(What is needed):
Print the material below exactly as it stands, please, from its first line to the line holding "0.206, 0.194, 0.182];", with no pictures.

(Provided data):
────────────────────

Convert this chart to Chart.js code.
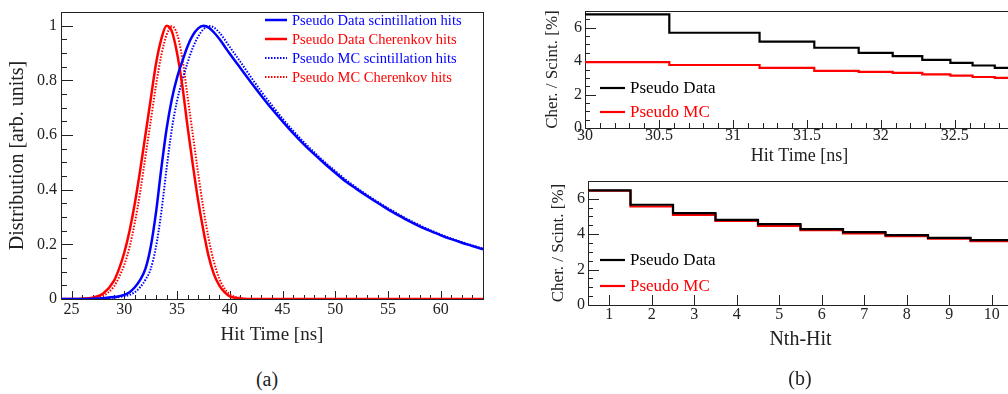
<!DOCTYPE html>
<html>
<head>
<meta charset="utf-8">
<script src="https://cdn.jsdelivr.net/npm/chart.js@4.4.1/dist/chart.umd.min.js"></script>
<style>
  html, body { margin: 0; overflow: hidden; background: #fff; }
  body { width: 1008px; height: 394px; position: relative; font-family: "Liberation Serif", "Times New Roman", serif; }
  canvas { position: absolute; }
  #distChart { left: 0; top: 0; }
  #timeChart { left: 500px; top: 0; }
  #nthChart { left: 500px; top: 170px; }
  .tag { position: absolute; font-size: 20px; line-height: 20px; color: #222; transform: translateX(-50%); }
</style>
</head>
<body>
<canvas id="distChart" width="500" height="360"></canvas>
<canvas id="timeChart" width="530" height="170"></canvas>
<canvas id="nthChart" width="530" height="224"></canvas>
<div class="tag" style="left:267px; top:369px">(a)</div>
<div class="tag" style="left:800px; top:368px">(b)</div>

<script>
// (a) hit time distributions, normalised to peak
const hitTime = [24, 25, 26, 27, 28, 29,
  29.5, 30, 30.5, 31, 31.5, 32, 32.5, 33, 33.5, 34, 34.5, 35, 35.5, 36, 36.5, 37, 37.5, 38, 38.5, 39, 39.5, 40,
  41, 42, 43, 44, 45, 46, 47, 48, 49, 50, 51, 52, 53, 54, 55, 56, 57, 58, 59, 60, 61, 62, 63, 64];

const dataScint = [0, 0, 0, 0.001, 0.003, 0.007,
  0.01, 0.015, 0.025, 0.043, 0.07, 0.11, 0.19, 0.315, 0.475, 0.62, 0.73, 0.81, 0.87, 0.925, 0.965, 0.99, 1.0, 0.993, 0.975, 0.952, 0.925, 0.897,
  0.845, 0.793, 0.743, 0.695, 0.65, 0.607, 0.567, 0.53, 0.495, 0.462, 0.43, 0.403, 0.377, 0.352, 0.328, 0.306, 0.285, 0.266, 0.249, 0.233, 0.219, 0.206, 0.194, 0.182];

const dataCher = [0, 0, 0.001, 0.005, 0.02, 0.065,
  0.11, 0.17, 0.25, 0.35, 0.47, 0.6, 0.73, 0.86, 0.95, 1.0, 0.98, 0.9, 0.78, 0.63, 0.49, 0.36, 0.25, 0.155, 0.09, 0.05, 0.025, 0.01,
  0.002, 0, 0, 0, 0, 0, 0, 0, 0, 0, 0, 0, 0, 0, 0, 0, 0, 0, 0, 0, 0, 0, 0, 0];

const mcScint = [0, 0, 0, 0, 0.002, 0.005,
  0.007, 0.01, 0.015, 0.025, 0.043, 0.07, 0.11, 0.19, 0.315, 0.475, 0.62, 0.725, 0.8, 0.865, 0.92, 0.96, 0.987, 0.999, 0.993, 0.975, 0.95, 0.922,
  0.868, 0.812, 0.758, 0.708, 0.66, 0.616, 0.575, 0.537, 0.501, 0.468, 0.436, 0.408, 0.381, 0.356, 0.332, 0.31, 0.289, 0.27, 0.252, 0.236, 0.221, 0.208, 0.196, 0.184];

const mcCher = [0, 0, 0, 0.003, 0.012, 0.045,
  0.08, 0.125, 0.19, 0.28, 0.39, 0.52, 0.65, 0.78, 0.89, 0.965, 0.998, 0.97, 0.88, 0.74, 0.6, 0.46, 0.33, 0.22, 0.135, 0.075, 0.038, 0.017,
  0.004, 0, 0, 0, 0, 0, 0, 0, 0, 0, 0, 0, 0, 0, 0, 0, 0, 0, 0, 0, 0, 0, 0, 0];

const distXTicks = [25, 30, 35, 40, 45, 50, 55, 60];
const distYTicks = [0, 0.2, 0.4, 0.6, 0.8, 1];

// (b) top: Cher./Scint. ratio in hit time bins (variable width)
const timeEdges = [30, 30.57, 31.18, 31.55, 31.85, 32.08, 32.28, 32.47, 32.62, 32.77, 32.9];
const timeRatioData = [6.8, 5.7, 5.17, 4.8, 4.5, 4.3, 4.08, 3.9, 3.74, 3.6];
const timeRatioMC = [3.94, 3.77, 3.6, 3.42, 3.36, 3.3, 3.21, 3.13, 3.05, 3.0];
const timeXTicks = [30, 30.5, 31, 31.5, 32, 32.5];

// (b) bottom: ratio vs Nth hit
const nthEdges = [0.5, 1.5, 2.5, 3.5, 4.5, 5.5, 6.5, 7.5, 8.5, 9.5, 10.5];
const nthRatioData = [6.47, 5.66, 5.19, 4.81, 4.57, 4.28, 4.11, 3.94, 3.79, 3.66];
const nthRatioMC = [6.45, 5.56, 5.09, 4.75, 4.47, 4.23, 4.04, 3.89, 3.75, 3.6];
const nthXTicks = [1, 2, 3, 4, 5, 6, 7, 8, 9, 10];

const ratioYTicks = [0, 2, 4, 6];

const BLUE = '#0000ff';
const RED = '#ff0000';
const INK = '#222';
const SERIF = '"Liberation Serif", "Times New Roman", serif';

Chart.defaults.font.family = SERIF;
Chart.defaults.color = INK;
Chart.defaults.animation = false;

function curve(xs, ys) {
  return xs.map((x, i) => ({ x: x, y: ys[i] }));
}

// histogram outline: one point per bin left edge, plus the last right edge
function stepPoints(edges, vals) {
  const pts = vals.map((v, i) => ({ x: edges[i], y: v }));
  pts.push({ x: edges[edges.length - 1], y: vals[vals.length - 1] });
  return pts;
}

function drawTicks(ctx, scale, t, horizontal, a) {
  const first = Math.ceil(scale.min / t.step - 1e-6);
  const last = Math.floor(scale.max / t.step + 1e-6);
  ctx.beginPath();
  for (let i = first; i <= last; i++) {
    const len = i % t.every === 0 ? t.major : t.minor;
    const p = Math.round(scale.getPixelForValue(i * t.step)) + 0.5;
    if (horizontal) {
      ctx.moveTo(p, a.bottom);
      ctx.lineTo(p, a.bottom - len);
    } else {
      ctx.moveTo(a.left, p);
      ctx.lineTo(a.left + len, p);
    }
  }
  ctx.stroke();
}

// ROOT style frame with ticks pointing inwards
const rootFrame = {
  id: 'rootFrame',
  beforeDatasetsDraw(chart, args, o) {
    const { ctx, chartArea: a, scales } = chart;
    ctx.save();
    ctx.strokeStyle = INK;
    ctx.lineWidth = 1;
    ctx.strokeRect(Math.round(a.left) + 0.5, Math.round(a.top) + 0.5,
      Math.round(a.right - a.left), Math.round(a.bottom - a.top));
    drawTicks(ctx, scales.x, o.x, true, a);
    drawTicks(ctx, scales.y, o.y, false, a);
    ctx.restore();
  }
};

// legend drawn inside the frame
const boxLegend = {
  id: 'boxLegend',
  afterDraw(chart, args, o) {
    const ctx = chart.ctx;
    ctx.save();
    ctx.font = o.font;
    ctx.textBaseline = 'middle';
    chart.data.datasets.forEach((ds, i) => {
      const y = o.y + i * o.rowH;
      ctx.strokeStyle = ds.borderColor;
      ctx.lineWidth = ds.borderWidth;
      ctx.setLineDash(ds.borderDash || []);
      ctx.beginPath();
      ctx.moveTo(o.x, y);
      ctx.lineTo(o.x + o.lineW, y);
      ctx.stroke();
      ctx.setLineDash([]);
      ctx.fillStyle = ds.borderColor;
      ctx.fillText(ds.label, o.x + o.lineW + o.gap, y + 1);
    });
    ctx.restore();
  }
};

function fixedTicks(list) {
  return (scale) => { scale.ticks = list.map((v) => ({ value: v })); };
}

function axis(opts) {
  return {
    type: 'linear',
    position: opts.position,
    min: opts.min,
    max: opts.max,
    grid: { display: false, drawTicks: false },
    border: { display: false },
    afterBuildTicks: fixedTicks(opts.ticks),
    afterFit: (scale) => {
      if (opts.position === 'left') scale.width = opts.size;
      else scale.height = opts.size;
    },
    ticks: {
      padding: opts.tickPad,
      maxRotation: 0,
      autoSkip: false,
      font: { family: SERIF, size: 16, lineHeight: 1 },
      color: INK,
      callback: (v) => String(Number(v.toFixed(2)))
    },
    title: {
      display: true,
      text: opts.title,
      font: { family: SERIF, size: opts.titleSize },
      color: INK,
      padding: opts.titlePad
    }
  };
}

// ---------- (a) ----------
const curveStyle = { pointRadius: 0, fill: false, cubicInterpolationMode: 'monotone' };

new Chart(document.getElementById('distChart'), {
  type: 'line',
  data: {
    datasets: [
      { ...curveStyle, label: 'Pseudo Data scintillation hits', data: curve(hitTime, dataScint), borderColor: BLUE, borderWidth: 2.5 },
      { ...curveStyle, label: 'Pseudo Data Cherenkov hits', data: curve(hitTime, dataCher), borderColor: RED, borderWidth: 2.5 },
      { ...curveStyle, label: 'Pseudo MC scintillation hits', data: curve(hitTime, mcScint), borderColor: BLUE, borderWidth: 2, borderDash: [1.5, 1.5] },
      { ...curveStyle, label: 'Pseudo MC Cherenkov hits', data: curve(hitTime, mcCher), borderColor: RED, borderWidth: 2, borderDash: [1.5, 1.5] }
    ]
  },
  options: {
    responsive: false,
    devicePixelRatio: 1,
    layout: { padding: { left: 0, top: 5, right: 17, bottom: 0 } },
    scales: {
      x: axis({ position: 'bottom', min: 24, max: 64, ticks: distXTicks, size: 61, tickPad: 3,
        title: 'Hit Time [ns]', titleSize: 19, titlePad: { top: 0, bottom: 14 } }),
      y: axis({ position: 'left', min: 0, max: 1.05, ticks: distYTicks, size: 61, tickPad: 4,
        title: 'Distribution [arb. units]', titleSize: 20, titlePad: { top: 6, bottom: 0 } })
    },
    plugins: {
      legend: { display: false },
      tooltip: { enabled: false },
      rootFrame: { x: { step: 1, every: 5, major: 8, minor: 4 }, y: { step: 0.05, every: 4, major: 12, minor: 6 } },
      boxLegend: { x: 265, y: 20, rowH: 19, lineW: 22, gap: 5, font: '14.5px ' + SERIF }
    }
  },
  plugins: [rootFrame, boxLegend]
});

// ---------- (b) ----------
// 'before' in Chart.js = hold the previous value, then jump at the next edge
const stepStyle = { pointRadius: 0, fill: false, stepped: 'before', borderWidth: 2.2 };

function ratioChart(id, cfg) {
  return new Chart(document.getElementById(id), {
    type: 'line',
    data: {
      datasets: [
        { ...stepStyle, label: 'Pseudo Data', data: stepPoints(cfg.edges, cfg.data), borderColor: '#000' },
        { ...stepStyle, label: 'Pseudo MC', data: stepPoints(cfg.edges, cfg.mc), borderColor: RED }
      ]
    },
    options: {
      responsive: false,
      devicePixelRatio: 1,
      layout: { padding: cfg.padding },
      scales: {
        x: axis({ position: 'bottom', min: cfg.edges[0], max: cfg.edges[cfg.edges.length - 1], ticks: cfg.xTicks,
          size: cfg.xSize, tickPad: cfg.xPad, title: cfg.xTitle, titleSize: cfg.xTitleSize, titlePad: { top: 0, bottom: cfg.xTitlePad } }),
        y: axis({ position: 'left', min: 0, max: 7, ticks: ratioYTicks, size: cfg.ySize, tickPad: 3,
          title: 'Cher. / Scint. [%]', titleSize: 17, titlePad: { top: cfg.yTitlePad, bottom: 0 } })
      },
      plugins: {
        legend: { display: false },
        tooltip: { enabled: false },
        rootFrame: { x: cfg.xMarks, y: { step: 0.5, every: 4, major: 11, minor: 5 } },
        boxLegend: { x: 100, y: cfg.legendY, rowH: cfg.legendRow, lineW: 25, gap: 5, font: '17px ' + SERIF }
      }
    },
    plugins: [rootFrame, boxLegend]
  });
}

ratioChart('timeChart', {
  edges: timeEdges, data: timeRatioData, mc: timeRatioMC, xTicks: timeXTicks,
  padding: { left: 0, top: 7, right: 16, bottom: 0 },
  xSize: 42, xPad: 0, xTitle: 'Hit Time [ns]', xTitleSize: 18, xTitlePad: 3,
  ySize: 85, yTitlePad: 42,
  xMarks: { step: 0.1, every: 5, major: 8, minor: 5 },
  legendY: 88, legendRow: 24
});

ratioChart('nthChart', {
  edges: nthEdges, data: nthRatioData, mc: nthRatioMC, xTicks: nthXTicks,
  padding: { left: 0, top: 11, right: 17, bottom: 0 },
  xSize: 89, xPad: 2, xTitle: 'Nth-Hit', xTitleSize: 20, xTitlePad: 42,
  ySize: 88, yTitlePad: 48,
  xMarks: { step: 1, every: 1, major: 10, minor: 10 },
  legendY: 90, legendRow: 26
});
</script>
</body>
</html>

────────────────────

(Result of this exercise):
Convert this chart to Chart.js code.
<!DOCTYPE html>
<html>
<head>
<meta charset="utf-8">
<script src="https://cdn.jsdelivr.net/npm/chart.js@4.4.1/dist/chart.umd.min.js"></script>
<style>
  html, body { margin: 0; overflow: hidden; background: #fff; }
  body { width: 1008px; height: 394px; position: relative; font-family: "Liberation Serif", "Times New Roman", serif; }
  canvas { position: absolute; }
  #distChart { left: 0; top: 0; }
  #timeChart { left: 500px; top: 0; }
  #nthChart { left: 500px; top: 170px; }
  .tag { position: absolute; font-size: 20px; line-height: 20px; color: #222; transform: translateX(-50%); }
</style>
</head>
<body>
<canvas id="distChart" width="500" height="360"></canvas>
<canvas id="timeChart" width="530" height="170"></canvas>
<canvas id="nthChart" width="530" height="224"></canvas>
<div class="tag" style="left:267px; top:369px">(a)</div>
<div class="tag" style="left:800px; top:368px">(b)</div>

<script>
// (a) hit time distributions, normalised to peak
const hitTime = [24, 25, 26, 27, 28, 29,
  29.5, 30, 30.5, 31, 31.5, 32, 32.5, 33, 33.5, 34, 34.5, 35, 35.5, 36, 36.5, 37, 37.5, 38, 38.5, 39, 39.5, 40,
  41, 42, 43, 44, 45, 46, 47, 48, 49, 50, 51, 52, 53, 54, 55, 56, 57, 58, 59, 60, 61, 62, 63, 64];

const dataScint = [0, 0, 0, 0.001, 0.003, 0.007,
  0.01, 0.015, 0.025, 0.043, 0.07, 0.11, 0.19, 0.315, 0.475, 0.62, 0.73, 0.81, 0.87, 0.925, 0.965, 0.99, 1.0, 0.993, 0.975, 0.952, 0.925, 0.897,
  0.845, 0.793, 0.743, 0.695, 0.65, 0.607, 0.567, 0.53, 0.495, 0.462, 0.43, 0.403, 0.377, 0.352, 0.328, 0.306, 0.285, 0.266, 0.249, 0.233, 0.219, 0.206, 0.194, 0.182];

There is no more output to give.